Dalsza część artykułu pod materiałem wideo
Odpowiadając na pytanie, komu w podziale nowej koalicji przypadnie resort zajmujący się górnictwem, Gzik zaznaczył, że jednym z priorytetów KO jest utworzenie Ministerstwa Przemysłu, które będzie zajmowało się m.in. górnictwem.
- Ministerstwo Przemysłu to swego rodzaju synonim Ministerstwa Gospodarki, ale nie tylko synonim, ale także merytoryka, która za tym idzie, odpowiedzialność i kompetencje. A więc naturalne jest, że górnictwo jest w resorcie gospodarki, który będzie miał nazwę Ministerstwa Przemysłu - wskazał. Dodał, że "będzie ono zlokalizowane tu, w bliskim sąsiedztwie kopalń, firm okołogórniczych, gdzie tutaj, na miejscu, jestem co do tego przekonany, tym ministerstwem będzie kierowała osoba, która doskonale zna problematykę i naszego województwa i górnictwa".
Wobec zastrzeżenia red.
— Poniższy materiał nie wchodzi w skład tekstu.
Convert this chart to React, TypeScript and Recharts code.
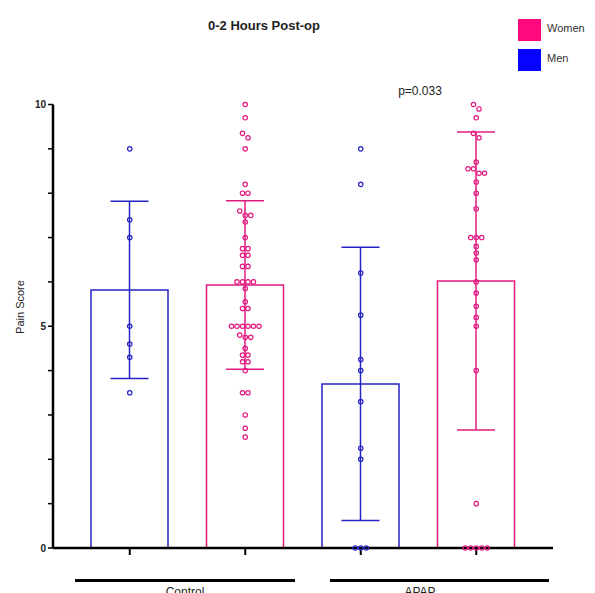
import { ComposedChart, Bar, ErrorBar, Scatter, XAxis, YAxis } from "recharts";

const CATEGORIES = ["Control-Men", "Control-Women", "APAP-Men", "APAP-Women"];
const GROUPS = ["Control", "APAP"];
const MEANS = [5.82, 5.93, 3.7, 6.02];
const SDS = [2.0, 1.9, 3.08, 3.36];
const Y_TICKS = [0, 1, 2, 3, 4, 5, 6, 7, 8, 9, 10];
const P_VALUE = "p=0.033";

const CONTROL_MEN = [9.0, 7.4, 7.0, 5.0, 4.6, 4.3, 3.5];
const CONTROL_WOMEN = [
  10, 9.7, 9.35, 9.25, 9.0, 8.2, 8.0, 8.0, 7.6, 7.5, 7.5, 7.35, 7.0, 6.75, 6.75,
  6.6, 6.6, 6.35, 6.35, 6.0, 6.0, 6.0, 6.0, 5.85, 5.55, 5.4, 5.4, 5.0, 5.0, 5.0,
  5.0, 5.0, 5.0, 4.8, 4.75, 4.75, 4.5, 4.35, 4.35, 4.2, 4.2, 4.0, 3.5, 3.5, 3.0,
  2.7, 2.5,
];
const APAP_MEN = [9.0, 8.2, 6.2, 5.25, 4.25, 4.0, 3.3, 2.25, 2.0, 0, 0, 0];
const APAP_WOMEN = [
  10.0, 9.9, 9.7, 9.35, 9.25, 8.7, 8.55, 8.55, 8.45, 8.45, 8.25, 8.0, 7.65, 7.0,
  7.0, 7.0, 6.8, 6.65, 6.5, 6.0, 5.75, 5.45, 5.2, 5.0, 4.0, 1.0, 0, 0, 0, 0, 0,
];

const MEN_COLOR = "#2424c4";
const WOMEN_COLOR = "#e21a80";
const FONT = "'Liberation Sans', Arial, sans-serif";

const rows = CATEGORIES.map((cat, i) => {
  const isMen = i % 2 === 0;
  return {
    cat,
    men: isMen ? MEANS[i] : null,
    menErr: isMen ? SDS[i] : null,
    women: isMen ? null : MEANS[i],
    womenErr: isMen ? null : SDS[i],
  };
});

// spread points with (nearly) equal values side by side
function layout(cat: string, values: number[]) {
  const sorted = [...values].sort((a, b) => b - a);
  const clusters: number[][] = [];
  sorted.forEach((v) => {
    const last = clusters[clusters.length - 1];
    if (last && Math.abs(last[0] - v) < 0.13) last.push(v);
    else clusters.push([v]);
  });
  return clusters.flatMap((c) =>
    c.map((v, rank) => ({ cat, v, rank, size: c.length }))
  );
}

const menPoints = [
  ...layout(CATEGORIES[0], CONTROL_MEN),
  ...layout(CATEGORIES[2], APAP_MEN),
];
const womenPoints = [
  ...layout(CATEGORIES[1], CONTROL_WOMEN),
  ...layout(CATEGORIES[3], APAP_WOMEN),
];

function dot(color: string) {
  return (props: any) => {
    const { cx, cy, payload } = props;
    const dx = (payload.rank - (payload.size - 1) / 2) * 5.5;
    return (
      <circle
        cx={cx + dx}
        cy={cy}
        r={2.2}
        fill="none"
        stroke={color}
        strokeWidth={1.2}
      />
    );
  };
}

export default function App() {
  return (
    <div
      style={{
        position: "absolute",
        left: 0,
        top: 0,
        width: 595,
        height: 593,
        background: "#fff",
        fontFamily: FONT,
        overflow: "hidden",
      }}
    >
      <ComposedChart
        width={595}
        height={593}
        data={rows}
        margin={{ top: 104.5, right: 42, bottom: 15, left: 13 }}
        barSize={77}
        barGap={-77}
        style={{ fontFamily: FONT }}
      >
        <XAxis
          dataKey="cat"
          allowDuplicatedCategory={false}
          padding={{ left: 19, right: 19 }}
          height={30}
          tickSize={7}
          tickFormatter={() => ""}
          axisLine={{ stroke: "#000", strokeWidth: 2.5 }}
          tickLine={{ stroke: "#000", strokeWidth: 2 }}
        />
        <YAxis
          domain={[0, 10]}
          ticks={Y_TICKS}
          interval={0}
          width={40}
          tickSize={5}
          tickFormatter={(v: number) => (v % 5 === 0 ? String(v) : "")}
          tick={{ fontSize: 10, fill: "#222", fontWeight: 700 }}
          axisLine={{ stroke: "#000", strokeWidth: 2.5 }}
          tickLine={{ stroke: "#000", strokeWidth: 1.5 }}
        />
        <Bar
          dataKey="men"
          fill="none"
          stroke={MEN_COLOR}
          strokeWidth={1.5}
          isAnimationActive={false}
        >
          <ErrorBar
            dataKey="menErr"
            width={19}
            stroke={MEN_COLOR}
            strokeWidth={1.5}
          />
        </Bar>
        <Bar
          dataKey="women"
          fill="none"
          stroke={WOMEN_COLOR}
          strokeWidth={1.5}
          isAnimationActive={false}
        >
          <ErrorBar
            dataKey="womenErr"
            width={19}
            stroke={WOMEN_COLOR}
            strokeWidth={1.5}
          />
        </Bar>
        <Scatter
          data={menPoints}
          dataKey="v"
          shape={dot(MEN_COLOR)}
          isAnimationActive={false}
        />
        <Scatter
          data={womenPoints}
          dataKey="v"
          shape={dot(WOMEN_COLOR)}
          isAnimationActive={false}
        />
      </ComposedChart>

      <div
        style={{
          position: "absolute",
          left: 164,
          width: 200,
          top: 18,
          textAlign: "center",
          fontSize: 13,
          fontWeight: 700,
          color: "#222",
        }}
      >
        0-2 Hours Post-op
      </div>

      {[
        { name: "Women", color: "#ff0a7c", top: 19 },
        { name: "Men", color: "#0505ff", top: 49 },
      ].map((item) => (
        <div key={item.name}>
          <div
            style={{
              position: "absolute",
              left: 518,
              top: item.top,
              width: 23,
              height: 22,
              background: item.color,
            }}
          />
          <div
            style={{
              position: "absolute",
              left: 547,
              top: item.top + 3,
              fontSize: 11,
              color: "#333",
            }}
          >
            {item.name}
          </div>
        </div>
      ))}

      <div
        style={{
          position: "absolute",
          left: 370,
          width: 100,
          top: 84,
          textAlign: "center",
          fontSize: 12,
          color: "#222",
        }}
      >
        {P_VALUE}
      </div>

      <div
        style={{
          position: "absolute",
          left: 20,
          top: 307,
          transform: "translate(-50%, -50%) rotate(-90deg)",
          fontSize: 11,
          color: "#222",
          whiteSpace: "nowrap",
        }}
      >
        Pain Score
      </div>

      {GROUPS.map((g, i) => (
        <div key={g}>
          <div
            style={{
              position: "absolute",
              left: i === 0 ? 75 : 330,
              width: i === 0 ? 220 : 219,
              top: 579,
              height: 2.5,
              background: "#000",
            }}
          />
          <div
            style={{
              position: "absolute",
              left: (i === 0 ? 185 : 420) - 50,
              width: 100,
              top: 585,
              textAlign: "center",
              fontSize: 12,
              color: "#222",
            }}
          >
            {g}
          </div>
        </div>
      ))}
    </div>
  );
}
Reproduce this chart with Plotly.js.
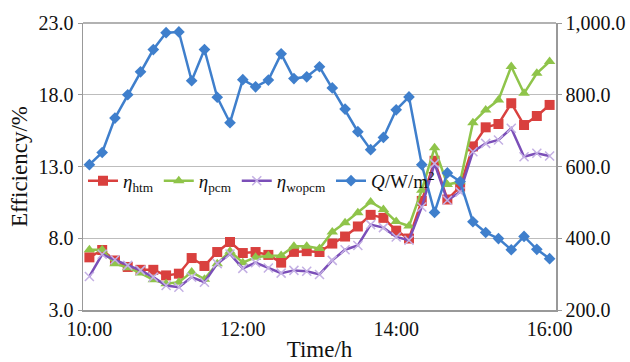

Zasady, że ciężko mu wskazać w Platformie Obywatelskiej czy w ogóle w nowej śląskiej reprezentacji w parlamencie osobę, która ma większe i głębsze pojęcie o górnictwie, Gzik przekonywał, że jest kilka takich osób. - Po kolei możemy wymieniać: pan poseł Krzysztof Gadowski, Wojciech Saługa tak samo ma wiele doświadczenia, Borys Budka od dłuższego czasu już bardzo mocno zajmuje się tematem energetyki, a górnictwo i energetyka są ze sobą powiązane - zaznaczył Gzik.
Potwierdził, że Ministerstwo Przemysłu na Śląsku jest pewne. - Zdecydowanie tak. Zresztą dla nas to jest olbrzymia szansa - ocenił. Pytany o lokalizację stwierdził, że jest kilka miast w regionie, które dałyby takiemu ministerstwu dobrą siedzibę.
- Ale proszę zwrócić uwagę, że to działa w dwie stron: to nie jest tylko kwestia, że tu jest ministerstwo i z tym związana cała logistyka infrastruktura, którą trzeba przygotować, ale takie ministerstwo będzie promieniować z woj. śląskiego na cały kraj. Jesteśmy województwem najbardziej zurbanizowanym, dostarczającym pod względem produkcji najwięcej PKB w naszym państwie - mówił Gzik.
- Tu jest najwięcej zakładów produkujących - to jest największa wartość. Warszawa to są w zasadzie agencje, które odprowadzają podatki. Produkcja jest tutaj, tu jest najwięcej problemów - i tutaj też najlepiej na tych problemach się uczymy - dodał.
Dopytywany, czy odpowiedzialność za nowy resort na pewno weźmie Koalicja Obywatelska, czy też zostanie on oddany któremuś z koalicjantów, nowowybrany poseł KO powtórzył, że nie chce tego na razie przesądzać. - Ale dość naturalne jest, że skoro wychodzimy z taką propozycją, jak Ministerstwo Przemysłu, z czym identyfikują się nasze ugrupowania partnerskie, aczkolwiek jest to propozycja, która wychodzi od nas, od Donalda Tuska, oczywiście w porozumieniu z liderami w różnych okręgach, to dość naturalne byłoby, aby ten resort trafił pod opiekę przedstawicieli KO - stwierdził Marek Gzik.
Zapowiedź utworzenia Ministerstwa Przemysłu z siedzibą w woj. śląskim przewodniczący PO Donald Tusk przedstawił w Katowicach w marcu. Jak wyjaśniał wówczas lider Platformy, decyzje dotyczące Śląska będą zapadały na Śląsku, który może być przemysłowym sercem Polski, i w tym kontekście nie ma powodu, aby był on zarządzany w oddali.